To do: Beneath this line are entries. Copy the range from the line with "Emit a web page" to the line with "const fmt = (v)", ends included, exactly; leave pictures out.

Data to use:
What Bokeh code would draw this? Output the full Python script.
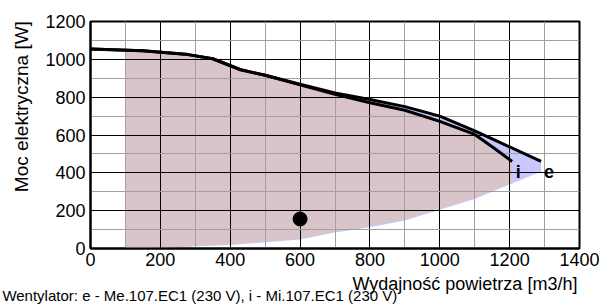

...

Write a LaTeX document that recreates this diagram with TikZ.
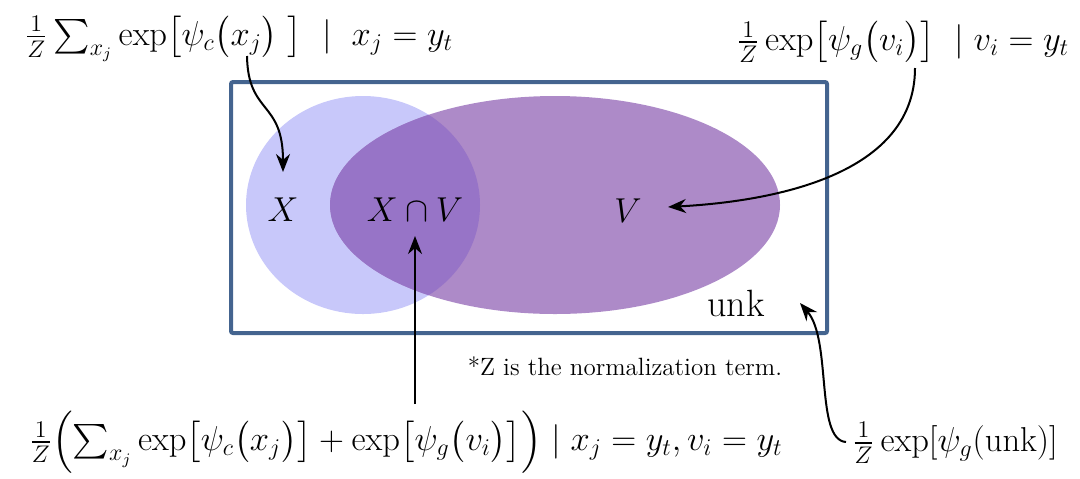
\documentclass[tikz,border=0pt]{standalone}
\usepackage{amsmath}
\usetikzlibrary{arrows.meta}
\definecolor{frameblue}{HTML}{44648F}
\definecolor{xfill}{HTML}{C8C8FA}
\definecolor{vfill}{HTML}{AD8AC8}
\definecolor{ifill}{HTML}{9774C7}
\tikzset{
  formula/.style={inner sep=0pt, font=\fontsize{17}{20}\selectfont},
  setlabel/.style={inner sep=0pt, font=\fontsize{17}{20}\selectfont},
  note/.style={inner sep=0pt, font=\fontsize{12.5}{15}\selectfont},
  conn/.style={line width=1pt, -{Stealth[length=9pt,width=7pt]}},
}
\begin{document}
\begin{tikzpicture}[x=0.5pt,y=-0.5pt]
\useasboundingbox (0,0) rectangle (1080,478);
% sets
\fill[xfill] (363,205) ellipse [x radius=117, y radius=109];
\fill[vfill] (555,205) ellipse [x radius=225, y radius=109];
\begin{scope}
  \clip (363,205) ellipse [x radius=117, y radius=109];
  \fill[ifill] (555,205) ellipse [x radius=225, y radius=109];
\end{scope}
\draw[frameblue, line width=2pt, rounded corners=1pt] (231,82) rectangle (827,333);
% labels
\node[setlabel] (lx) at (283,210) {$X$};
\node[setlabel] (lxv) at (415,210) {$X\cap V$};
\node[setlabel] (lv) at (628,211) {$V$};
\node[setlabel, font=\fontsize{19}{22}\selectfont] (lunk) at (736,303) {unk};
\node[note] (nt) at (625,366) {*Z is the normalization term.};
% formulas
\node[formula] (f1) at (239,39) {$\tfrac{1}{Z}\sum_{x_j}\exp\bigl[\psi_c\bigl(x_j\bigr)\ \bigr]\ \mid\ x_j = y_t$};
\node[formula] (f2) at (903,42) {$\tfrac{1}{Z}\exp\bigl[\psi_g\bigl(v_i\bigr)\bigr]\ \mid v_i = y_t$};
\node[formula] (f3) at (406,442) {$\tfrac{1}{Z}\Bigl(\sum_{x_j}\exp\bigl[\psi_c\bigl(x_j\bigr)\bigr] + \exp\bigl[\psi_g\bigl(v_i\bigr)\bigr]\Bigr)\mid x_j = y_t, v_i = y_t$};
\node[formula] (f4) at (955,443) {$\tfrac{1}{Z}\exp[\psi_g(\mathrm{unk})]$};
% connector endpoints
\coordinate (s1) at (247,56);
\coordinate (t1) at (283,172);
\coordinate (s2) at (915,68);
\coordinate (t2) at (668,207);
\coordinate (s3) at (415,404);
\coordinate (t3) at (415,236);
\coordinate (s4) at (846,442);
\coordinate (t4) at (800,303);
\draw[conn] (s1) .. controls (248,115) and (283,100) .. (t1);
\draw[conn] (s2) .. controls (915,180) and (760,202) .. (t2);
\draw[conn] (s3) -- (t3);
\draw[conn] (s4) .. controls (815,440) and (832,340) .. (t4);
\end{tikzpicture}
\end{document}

==

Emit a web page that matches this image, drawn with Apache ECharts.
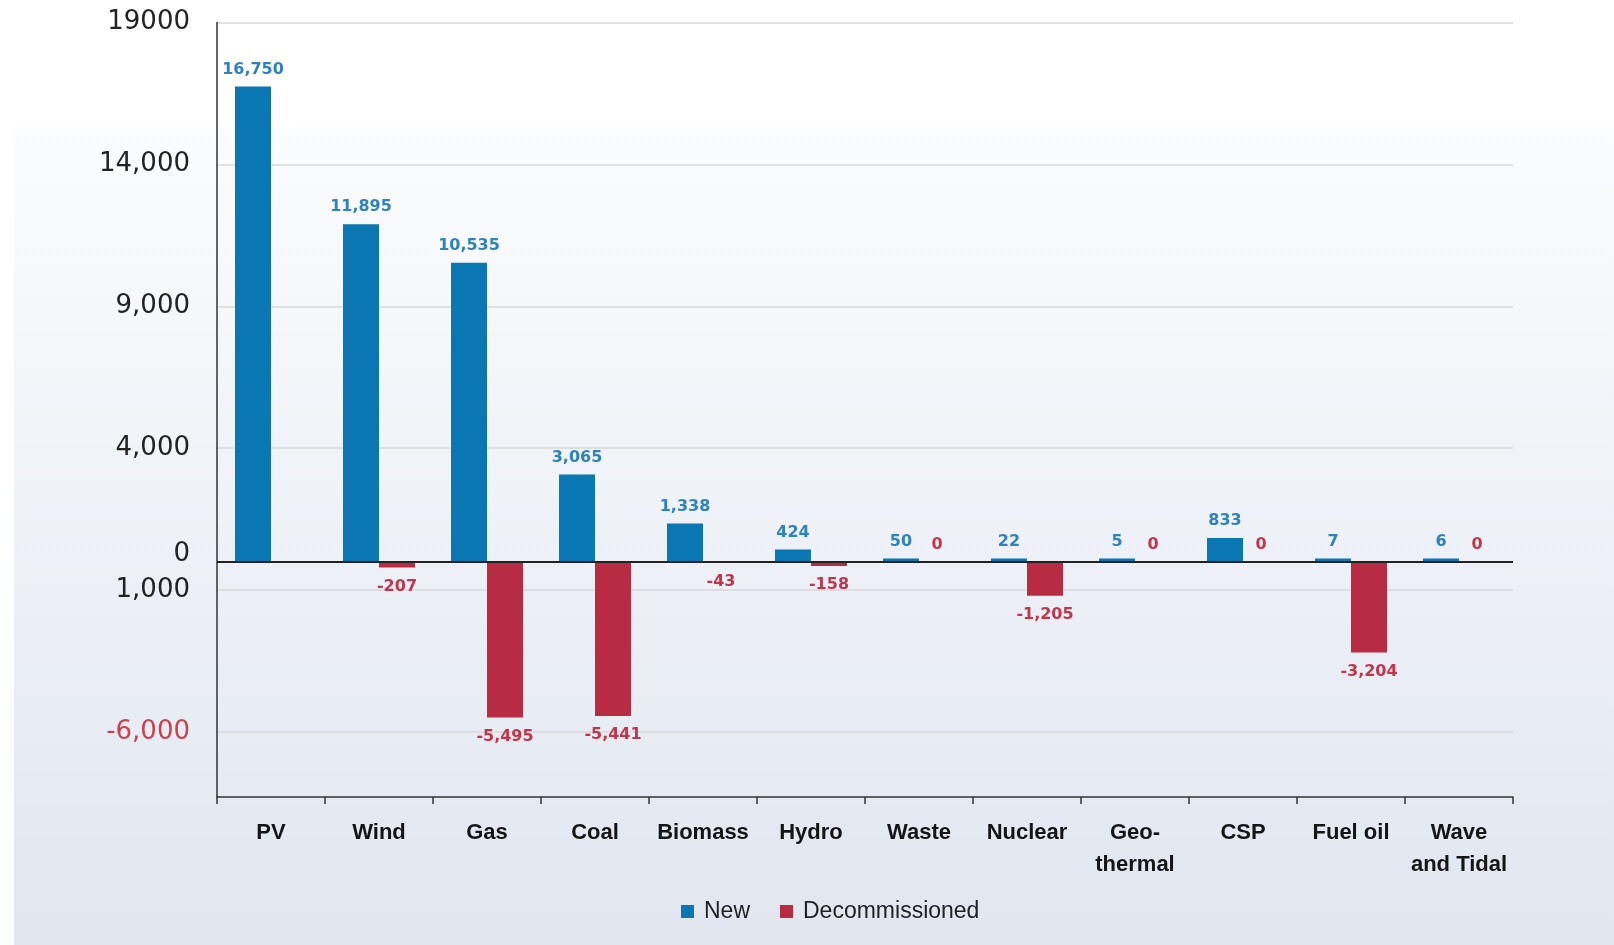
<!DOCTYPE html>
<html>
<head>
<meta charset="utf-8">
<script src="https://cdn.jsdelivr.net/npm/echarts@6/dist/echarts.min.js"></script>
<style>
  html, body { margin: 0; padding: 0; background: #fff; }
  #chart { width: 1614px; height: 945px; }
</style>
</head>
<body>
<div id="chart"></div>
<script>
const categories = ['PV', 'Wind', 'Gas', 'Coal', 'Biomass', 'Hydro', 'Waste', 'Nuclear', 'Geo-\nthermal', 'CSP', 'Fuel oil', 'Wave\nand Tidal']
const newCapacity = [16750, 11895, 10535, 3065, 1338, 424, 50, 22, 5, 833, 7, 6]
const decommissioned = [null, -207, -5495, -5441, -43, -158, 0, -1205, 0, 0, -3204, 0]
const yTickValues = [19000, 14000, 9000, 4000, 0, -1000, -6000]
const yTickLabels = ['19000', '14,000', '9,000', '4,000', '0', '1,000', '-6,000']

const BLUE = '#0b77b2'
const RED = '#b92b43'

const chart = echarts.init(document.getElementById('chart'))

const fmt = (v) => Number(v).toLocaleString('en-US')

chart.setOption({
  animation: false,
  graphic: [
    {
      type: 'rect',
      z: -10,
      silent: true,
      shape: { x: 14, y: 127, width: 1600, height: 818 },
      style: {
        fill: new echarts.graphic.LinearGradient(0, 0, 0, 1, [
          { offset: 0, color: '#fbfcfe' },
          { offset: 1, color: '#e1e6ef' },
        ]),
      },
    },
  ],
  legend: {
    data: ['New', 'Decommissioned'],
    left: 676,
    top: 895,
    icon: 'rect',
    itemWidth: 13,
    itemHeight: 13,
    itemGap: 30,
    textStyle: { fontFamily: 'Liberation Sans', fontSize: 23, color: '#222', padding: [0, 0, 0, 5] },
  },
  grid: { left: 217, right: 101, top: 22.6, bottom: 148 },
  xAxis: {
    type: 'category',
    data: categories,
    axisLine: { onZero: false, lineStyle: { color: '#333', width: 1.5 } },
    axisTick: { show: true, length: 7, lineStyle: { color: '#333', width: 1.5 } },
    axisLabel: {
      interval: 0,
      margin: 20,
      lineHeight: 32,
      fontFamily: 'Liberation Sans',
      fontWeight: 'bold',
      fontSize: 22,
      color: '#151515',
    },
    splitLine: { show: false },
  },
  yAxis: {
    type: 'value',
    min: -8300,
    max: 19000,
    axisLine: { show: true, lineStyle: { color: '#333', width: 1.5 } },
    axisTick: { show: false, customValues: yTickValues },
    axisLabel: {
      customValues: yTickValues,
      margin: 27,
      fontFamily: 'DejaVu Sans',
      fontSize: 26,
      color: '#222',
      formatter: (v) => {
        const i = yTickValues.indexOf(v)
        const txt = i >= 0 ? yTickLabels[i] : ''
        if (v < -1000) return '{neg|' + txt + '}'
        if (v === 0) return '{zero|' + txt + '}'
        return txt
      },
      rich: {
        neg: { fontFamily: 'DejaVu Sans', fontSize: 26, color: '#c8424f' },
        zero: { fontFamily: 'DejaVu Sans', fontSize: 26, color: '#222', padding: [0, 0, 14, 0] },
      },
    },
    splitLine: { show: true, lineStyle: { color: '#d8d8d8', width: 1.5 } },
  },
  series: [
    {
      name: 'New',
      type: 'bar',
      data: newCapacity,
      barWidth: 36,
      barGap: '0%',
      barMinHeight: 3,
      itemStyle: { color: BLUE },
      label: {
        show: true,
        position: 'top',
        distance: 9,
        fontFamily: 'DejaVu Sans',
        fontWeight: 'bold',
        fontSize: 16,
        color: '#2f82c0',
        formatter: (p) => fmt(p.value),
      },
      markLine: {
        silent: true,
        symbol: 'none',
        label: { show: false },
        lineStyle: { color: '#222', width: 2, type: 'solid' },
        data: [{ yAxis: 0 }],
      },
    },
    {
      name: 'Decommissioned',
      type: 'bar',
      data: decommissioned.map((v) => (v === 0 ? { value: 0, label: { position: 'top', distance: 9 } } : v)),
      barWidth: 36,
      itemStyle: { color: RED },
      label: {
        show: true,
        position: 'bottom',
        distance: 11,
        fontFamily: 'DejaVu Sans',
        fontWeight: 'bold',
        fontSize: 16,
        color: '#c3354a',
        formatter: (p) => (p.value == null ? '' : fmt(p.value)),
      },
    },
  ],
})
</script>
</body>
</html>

Correct answer:
Emit a web page that matches this image, drawn with Apache ECharts.
<!DOCTYPE html>
<html>
<head>
<meta charset="utf-8">
<script src="https://cdn.jsdelivr.net/npm/echarts@6/dist/echarts.min.js"></script>
<style>
  html, body { margin: 0; padding: 0; background: #fff; }
  #chart { width: 1614px; height: 945px; }
</style>
</head>
<body>
<div id="chart"></div>
<script>
const categories = ['PV', 'Wind', 'Gas', 'Coal', 'Biomass', 'Hydro', 'Waste', 'Nuclear', 'Geo-\nthermal', 'CSP', 'Fuel oil', 'Wave\nand Tidal']
const newCapacity = [16750, 11895, 10535, 3065, 1338, 424, 50, 22, 5, 833, 7, 6]
const decommissioned = [null, -207, -5495, -5441, -43, -158, 0, -1205, 0, 0, -3204, 0]
const yTickValues = [19000, 14000, 9000, 4000, 0, -1000, -6000]
const yTickLabels = ['19000', '14,000', '9,000', '4,000', '0', '1,000', '-6,000']

const BLUE = '#0b77b2'
const RED = '#b92b43'

const chart = echarts.init(document.getElementById('chart'))

const fmt = (v) => Number(v).toLocaleString('en-US')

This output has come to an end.